» **Collected material**
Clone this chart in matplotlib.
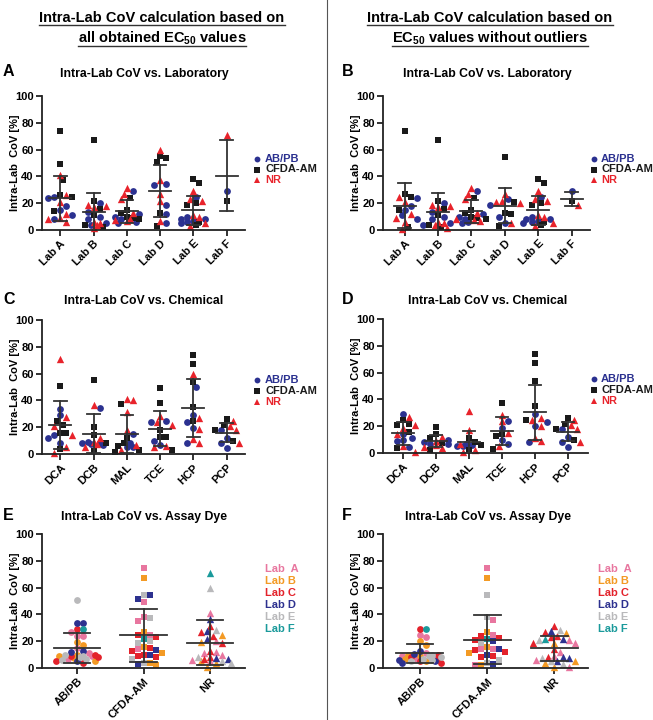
import numpy as np
import matplotlib
matplotlib.use("Agg")
import matplotlib.pyplot as plt
from matplotlib.lines import Line2D

plt.rcParams["font.family"] = ["Liberation Sans", "DejaVu Sans"]
plt.rcParams["font.weight"] = "bold"
plt.rcParams["mathtext.default"] = "regular"

W, H = 653, 720

LABS = ["Lab A", "Lab B", "Lab C", "Lab D", "Lab E", "Lab F"]
CHEMS = ["DCA", "DCB", "MAL", "TCE", "HCP", "PCP"]
DYES = ["AB/PB", "CFDA-AM", "NR"]
LEGEND_LABS = ["Lab  A", "Lab B", "Lab C", "Lab D", "Lab E", "Lab F"]

# panel A: all values, grouped by lab (one list per lab)
A_ABPB = [[24, 18, 15, 11, 8.5, 25], [20, 13.5, 8, 5, 10, 4], [29, 12, 10, 6, 8, 5.5],
          [34, 33.5, 18.5, 12, 5], [25, 9.5, 8.5, 6, 8.5, 5, 7], [29]]
A_CFDA = [[74, 49, 37, 26, 25, 14.5], [67, 22, 15.5, 11, 4, 2.5], [24, 15, 12.5, 9, 8, 10],
          [55, 54, 51, 13, 3], [38, 35, 20, 19, 4, 6], [22]]
A_NR = [[41, 26, 21, 12, 9, 6, 8], [19, 18, 17, 5, 4, 1.5, 6], [31, 27, 23, 13, 8, 7, 7.5],
        [60, 37, 27, 22, 7], [29, 22, 23, 11, 5, 3, 10], [71]]

# panel B: without outliers, grouped by lab
B_ABPB = [[24, 18, 15, 11, 8.5], [20, 13.5, 8, 5, 10, 4], [29, 12, 10, 6, 8, 5.5],
          [23, 19, 10, 5], [25, 9.5, 8.5, 6, 8.5, 5, 7], [29]]
B_CFDA = [[74, 26.5, 25, 15, 2], [67, 22, 15.5, 11, 4, 2.5], [24, 15, 12.5, 9, 8, 10],
          [54.5, 21, 13, 12, 3], [38, 35, 20, 19, 4, 6], [22]]
B_NR = [[25, 21, 12, 9, 6, 0.5], [19, 18, 17, 5, 4, 1.5, 6], [31, 27, 23, 13, 8, 7, 7.5],
        [27, 22, 21, 20, 5], [29, 22, 23, 11, 5, 3, 10], [19]]

# panel C: all values, grouped by chemical
C_ABPB = [[33.5, 29, 14, 12, 8.5], [34, 9, 8, 7.5, 7, 8], [15, 8, 5, 5.5],
          [25, 24, 10, 6.5], [50, 29, 24, 19.5, 8], [18, 12, 8.5, 4.5]]
C_CFDA = [[51, 25, 22, 16, 15.5, 4], [55, 20, 14, 8.5, 2.5], [37.5, 12, 8, 6, 3, 1.5],
          [49.5, 38, 18, 13, 12.5, 3], [74, 67, 54, 35, 24.5], [26, 22, 18, 9.5]]
C_NR = [[71, 27.5, 21, 14, 5, 1], [36.5, 12, 9, 5, 7.5], [41, 40, 31, 18, 7, 3],
        [28, 24, 22, 6, 5.5], [60, 26.5, 19, 11.5, 8.5], [25, 21, 18, 8]]

# panel D: without outliers, grouped by chemical
D_ABPB = [[29, 14, 11.5, 9, 4.5, 9.5], [10, 8, 6.5, 7], [6, 5.5, 5, 7],
          [24, 18.5, 9.5, 6.5], [29, 23, 20, 8], [18, 12, 8.5, 4.5]]
D_CFDA = [[24.5, 22, 21, 15.5, 4], [19.5, 14, 11.5, 7.5, 2.5], [11, 8, 6, 2.5],
          [37.5, 14, 12.5, 3], [74, 67, 54, 35, 24.5], [26, 22, 18, 9.5]]
D_NR = [[27, 21, 19, 14, 5, 1], [12, 9, 6, 4, 4.5], [31, 17.5, 6.5, 2, 0.5],
        [28.5, 24, 15, 5.5], [26, 25, 20, 11, 9], [25, 21, 18, 8]]

# panel E: all values, grouped by dye, one list per lab
E_ABPB = [[26.5, 24, 24, 15, 11, 7, 9], [19.5, 17.5, 10, 9, 7.5, 5], [29, 9.5, 8.5, 5.5, 4, 9],
          [33.5, 33.5, 12.5, 12, 5], [50.5, 10, 9, 8, 6, 7], [29]]
E_CFDA = [[74.5, 49.5, 38, 35, 25, 14.5], [67, 27, 15.5, 11.5, 3.5, 2], [24.5, 23, 15, 12.5, 10, 8, 9],
          [54.5, 51.5, 13.5, 10, 3], [54.5, 37.5, 20, 19, 6.5, 4], [22]]
E_NR = [[41, 20, 12, 11.5, 9.5, 5, 6], [25, 19.5, 5, 4, 1], [31.5, 27, 24, 18.5, 7, 8.5, 13],
        [36.5, 27.5, 22, 7.5, 6.5], [60, 28.5, 8, 3.5, 5], [71]]

# panel F: without outliers, grouped by dye, one list per lab
F_ABPB = [[24.5, 23.5, 11, 8.5, 7, 9], [20, 17.5, 9, 6.5, 5, 10], [29, 9.5, 8.5, 5.5, 4, 6],
          [12.5, 10.5, 5, 4, 6], [10, 9, 7, 6, 5.5, 8], [29]]
F_CFDA = [[74.5, 36, 25, 14.5, 14, 2], [67, 26.5, 15.5, 11.5, 2], [22.5, 21, 13.5, 12, 8, 9, 24],
          [20.5, 14, 10, 3], [54.5, 38, 19, 6, 4], [21.5]]
F_NR = [[21, 19, 12, 9, 6, 0.5], [26, 19, 5.5, 4, 1], [31.5, 27, 24, 23, 18.5, 14.5, 8],
        [27.5, 22, 8, 7.5, 5], [28.5, 21, 7.5, 3, 5], [22]]

DYE_COLORS = ["#2b3190", "#1a1a1a", "#e8232b"]
DYE_MARKERS = ["o", "s", "^"]
LAB_COLORS = ["#e8769f", "#f39a24", "#e3222b", "#2d318f", "#b9b9bb", "#1a9a9b"]
BAR_COLOR = "#333333"


def add_ax(fig, left, right, top, bottom):
    return fig.add_axes([left / W, 1 - bottom / H, (right - left) / W, (bottom - top) / H])


def swarm(vals, ppx, ppy, d=6.0, max_off=15.0):
    # simple beeswarm in pixel space, offsets kept within +-max_off px
    vals = np.asarray(vals, dtype=float)
    offs = np.zeros(len(vals))
    placed = []
    step = d * 0.5
    cands = [0.0]
    k = 1
    while k * step <= max_off:
        cands += [k * step, -k * step]
        k += 1
    for i in np.argsort(-vals):
        y = vals[i] * ppy
        best, best_d = 0.0, -1.0
        for c in cands:
            md = min([np.hypot(c - px, y - py) for px, py in placed] or [1e9])
            if md >= d:
                best = c
                break
            if md > best_d:
                best, best_d = c, md
        placed.append((best, y))
        offs[i] = best / ppx
    return offs


def style(ax, labels, xlim, box):
    left, right, top, bottom = box
    ax.set_xlim(*xlim)
    ax.set_ylim(0, 100)
    for s in ["top", "right"]:
        ax.spines[s].set_visible(False)
    for s in ["left", "bottom"]:
        ax.spines[s].set_linewidth(1.3)
        ax.spines[s].set_color("#222222")
    ax.set_yticks(range(0, 101, 20))
    ax.set_xticks(range(len(labels)))
    ax.set_xticklabels(labels, rotation=45, ha="right", rotation_mode="anchor")
    ax.tick_params(direction="out", length=4, width=1.3, color="#222222",
                   labelsize=8, pad=2)
    for t in ax.get_yticklabels() + ax.get_xticklabels():
        t.set_fontweight("bold")
    ax.patch.set_alpha(0)
    ax.figure.text((left - 27) / W, 1 - (top + bottom) / 2 / H, "Intra-Lab  CoV [%]",
                   rotation=90, ha="center", va="center", fontsize=8, fontweight="bold")


def error_bar(ax, x, vals, mean_hw, cap_hw):
    vals = np.asarray(vals, dtype=float)
    mu = vals.mean()
    sd = vals.std(ddof=1) if len(vals) > 1 else 0
    ax.plot([x - mean_hw, x + mean_hw], [mu, mu], color=BAR_COLOR, lw=1.3, zorder=3)
    ax.plot([x, x], [mu - sd, mu + sd], color=BAR_COLOR, lw=1.3, zorder=3)
    for yy in (mu - sd, mu + sd):
        ax.plot([x - cap_hw, x + cap_hw], [yy, yy], color=BAR_COLOR, lw=1.3, zorder=3)


def draw_panel(fig, box, labels, xlim, groups):
    # groups: list over dyes of list over categories of values
    left, right, top, bottom = box
    ax = add_ax(fig, left, right, top, bottom)
    ppx = (right - left) / (xlim[1] - xlim[0])
    ppy = (bottom - top) / 100.0
    for ci in range(len(labels)):
        vals = np.array([v for series in groups for v in series[ci]], dtype=float)
        keys = np.array([si for si, series in enumerate(groups) for _ in series[ci]])
        offs = swarm(vals, ppx, ppy, max_off=0.45 * ppx)
        for si in range(len(groups)):
            m = keys == si
            if not m.any():
                continue
            ax.scatter(ci + offs[m], vals[m], marker=DYE_MARKERS[si],
                       s=24 if si != 2 else 28, color=DYE_COLORS[si], linewidths=0,
                       zorder=2, clip_on=False)
        error_bar(ax, ci, vals, 0.33, 0.19)
    style(ax, labels, xlim, box)
    return ax


def draw_dye_panel(fig, box, xlim, ab, cf, nr):
    left, right, top, bottom = box
    ax = add_ax(fig, left, right, top, bottom)
    ppx = (right - left) / (xlim[1] - xlim[0])
    ppy = (bottom - top) / 100.0
    for di, dye_lists in enumerate([ab, cf, nr]):
        vals = np.array([v for lst in dye_lists for v in lst], dtype=float)
        labs = np.array([li for li, lst in enumerate(dye_lists) for _ in lst])
        offs = swarm(vals, ppx, ppy, max_off=0.34 * ppx)
        for li in range(len(LABS)):
            m = labs == li
            ax.scatter(di + offs[m], vals[m], marker=DYE_MARKERS[di],
                       s=24 if di != 2 else 28, color=LAB_COLORS[li], linewidths=0,
                       zorder=2, clip_on=False)
        error_bar(ax, di, vals, 0.35, 0.2)
    style(ax, DYES, xlim, box)
    return ax


def fig_text(fig, x, y, s, **kw):
    return fig.text(x / W, 1 - y / H, s, **kw)


def legend(fig, x_marker, x_text, ys, labels, markers, colors):
    for y, lab, mk, col in zip(ys, labels, markers, colors):
        if mk is not None:
            fig.add_artist(Line2D([x_marker / W], [1 - y / H], transform=fig.transFigure,
                                  marker=mk, ls="none", color=col,
                                  markersize=4.2 if mk != "^" else 4.8,
                                  markeredgewidth=0))
        fig_text(fig, x_text, y, lab, ha="left", va="center", fontsize=8,
                 fontweight="bold", color=col)


fig = plt.figure(figsize=(W / 100, H / 100), dpi=100)

# divider
fig.add_artist(Line2D([327 / W, 327 / W], [0, 1], transform=fig.transFigure,
                      color="#555555", lw=0.8))

# headers
headers = [
    fig_text(fig, 162, 18, "Intra-Lab CoV calculation based on", ha="center",
             va="center", fontsize=10.5, fontweight="bold"),
    fig_text(fig, 162, 38, "all obtained EC$_{50}$ values", ha="center",
             va="center", fontsize=10.5, fontweight="bold"),
    fig_text(fig, 490, 18, "Intra-Lab CoV calculation based on", ha="center",
             va="center", fontsize=10.5, fontweight="bold"),
    fig_text(fig, 490, 38, "EC$_{50}$ values without outliers", ha="center",
             va="center", fontsize=10.5, fontweight="bold"),
]

boxes = {
    "A": (42, 245, 96, 230), "B": (383, 590, 96, 230),
    "C": (42, 245, 320, 454), "D": (383, 588, 319, 453),
    "E": (42, 245, 534, 668), "F": (383, 588, 534, 668),
}

draw_panel(fig, boxes["A"], LABS, (-0.55, 5.55), [A_ABPB, A_CFDA, A_NR])
draw_panel(fig, boxes["B"], LABS, (-0.65, 5.55), [B_ABPB, B_CFDA, B_NR])
draw_panel(fig, boxes["C"], CHEMS, (-0.55, 5.55), [C_ABPB, C_CFDA, C_NR])
draw_panel(fig, boxes["D"], CHEMS, (-0.6, 5.6), [D_ABPB, D_CFDA, D_NR])
draw_dye_panel(fig, boxes["E"], (-0.53, 2.53), E_ABPB, E_CFDA, E_NR)
draw_dye_panel(fig, boxes["F"], (-0.55, 2.5), F_ABPB, F_CFDA, F_NR)

# panel letters and titles
letters = {"A": (3, 72), "B": (342, 72), "C": (3, 299), "D": (342, 299),
           "E": (3, 515), "F": (342, 515)}
titles = {"A": "Intra-Lab CoV vs. Laboratory", "B": "Intra-Lab CoV vs. Laboratory",
          "C": "Intra-Lab CoV vs. Chemical", "D": "Intra-Lab CoV vs. Chemical",
          "E": "Intra-Lab CoV vs. Assay Dye", "F": "Intra-Lab CoV vs. Assay Dye"}
title_x = {"A": 144, "B": 487, "C": 144, "D": 488, "E": 144, "F": 488}
for k, (x, y) in letters.items():
    fig_text(fig, x, y, k, ha="left", va="center", fontsize=11.5, fontweight="bold")
    fig_text(fig, title_x[k], y + 2, titles[k], ha="center", va="center", fontsize=8.8,
             fontweight="bold")

# legends
legend(fig, 257, 265, (159, 169.5, 180), DYES, DYE_MARKERS, DYE_COLORS)
legend(fig, 257, 265, (380, 391, 402), DYES, DYE_MARKERS, DYE_COLORS)
legend(fig, 594, 601, (159, 169.5, 180), DYES, DYE_MARKERS, DYE_COLORS)
legend(fig, 594, 601, (379, 390, 401), DYES, DYE_MARKERS, DYE_COLORS)
lab_ys = [569 + 12 * i for i in range(6)]
legend(fig, 0, 265, lab_ys, LEGEND_LABS, [None] * 6, LAB_COLORS)
legend(fig, 0, 598, lab_ys, LEGEND_LABS, [None] * 6, LAB_COLORS)

# underline the headers
fig.canvas.draw()
r = fig.canvas.get_renderer()
for t in headers:
    bb = t.get_window_extent(r)
    y = bb.y0 + 0.5
    fig.add_artist(Line2D([bb.x0 / W, bb.x1 / W], [y / H, y / H], transform=fig.transFigure,
                          color="#333333", lw=1.0))

fig.savefig("out.png", dpi=100)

» **What needs to be done**
In the data above, please extract the lines from the first one through the line with "W, H = 653, 720", exactly, and keep pictures out.

» **Task answer**
Clone this chart in matplotlib.
import numpy as np
import matplotlib
matplotlib.use("Agg")
import matplotlib.pyplot as plt
from matplotlib.lines import Line2D

plt.rcParams["font.family"] = ["Liberation Sans", "DejaVu Sans"]
plt.rcParams["font.weight"] = "bold"
plt.rcParams["mathtext.default"] = "regular"

W, H = 653, 720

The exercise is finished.